John Lasseter's Toy Story represented a milestone in cinema history as the first entirely computer generated film ever made and Chris Noonan's Babe involved a seamless combination of computer animation, puppetry and animatronics. But cinema audiences gather for story-narrative and spectacle, not just for virtuoso technological achievement. In the first place these two films work on the former level.

Babe was audacious in its simplicity, proposing a story about a pig that understandably wants to be different and manages it, to public acclaim. To make such an innocent film in times such as these, that is to find the financial backing and the market for such a concept, and then to succeed -- well, that's something.

In Babe the plot rested on the rivalries within the animal community down at Hoggett farm, while in John Lasseter's Toy Story we were engaged in the rivalries among the toy collection owned by young Andy.
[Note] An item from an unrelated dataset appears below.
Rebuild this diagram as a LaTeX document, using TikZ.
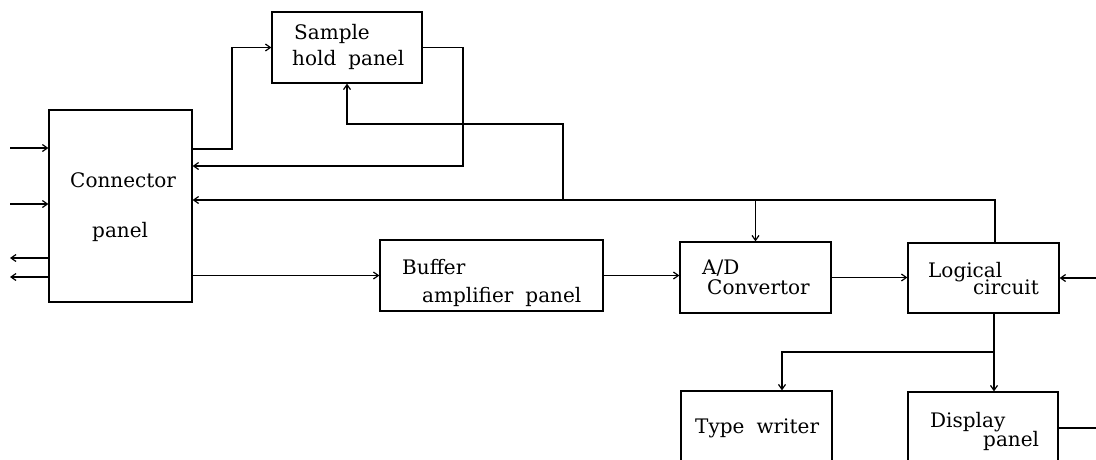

Woody the cowboy, who has been Andy's favorite toy to date, is displaced one birthday by a new toy, Buzz Lightyear the astronaut, who has a few more tricks up his spacesuit than his buck-skinned predecessor. They have to work it out of course, beyond the safe world of Andy's room. On one level, Toy Story is analogous with the bonding buddy movie, on other levels, it suggests something about the challenge of new technologies.

The year saw more quality children's cinema in The Hunchback of Notre Dame and The Indian in the Cupboard. Hunchback may have seemed on the face of it a difficult choice of subject for Disney, but children's film excels (by definition) at rendering the grotesque appealing after all. So why should we be surprised? Simulated swooping camera movements around the venerable Notre Dame cathedral and a barrel-chested protagonist who could swing from gargoyle to gargoyle brought dynamic action and even levity to the Victor Hugo classic lurking in the shadows.

Indian

The Indian in the Cupboard was very touching, and in difficult terrain. In representing indigenous people it nimbly avoided the pitfall of the turning itself into a lecture on political correctness. The story is about a young boy who builds an imaginative world around an Iroquois brave figurine that comes to life after being locked in a magical cupboard. In this film, the magic has another dimension to it which is hard to discern in the frenetic Jumanji. As a device it evokes a sense of history and a powerful sense of loss, theirs (the Indians) and ours, while in the Robin Williams' film the magic is mechanical rather than metaphysical.

The Adventures of Pinocchio rates at least a mention for being good entertainment, and Little Indian Big City, something different, rates at least as a good try. Not yet released as we go to print, Disney's upcoming 101 Dalmatians augurs well with Glenn Close in it as the villainous Cruella de Vil.

The other day while browsing through the titles in the children's section of a local laser disc rental outlet, I came across the cherubic features of Macauley Culkin. So what's new? Culkin's well-known face was gazing out sulkily from the cover of The Good Son, a violent drama that was withdrawn from theatrical release in the United Kingdom when it coincided with news of a horrific murder case involving youngsters. The same film received an 18 (years) certificate in Spain. This is no kid's movie, and neither is the Larry Clark film Kids, but that at least was in the adults' section.

How to judge a "quality" children's film is no easy task outside personal and subjective criteria, and is under- researched. With the transformations in programming threatening to open up access to every kind of program to every kind of audience, young or old, and with the seepage of violence and sex from adult cinema into the children's arena, anxieties about what is good for children are very real. Careless filing in the laser disc shop demonstrate how easy it is to slip-up.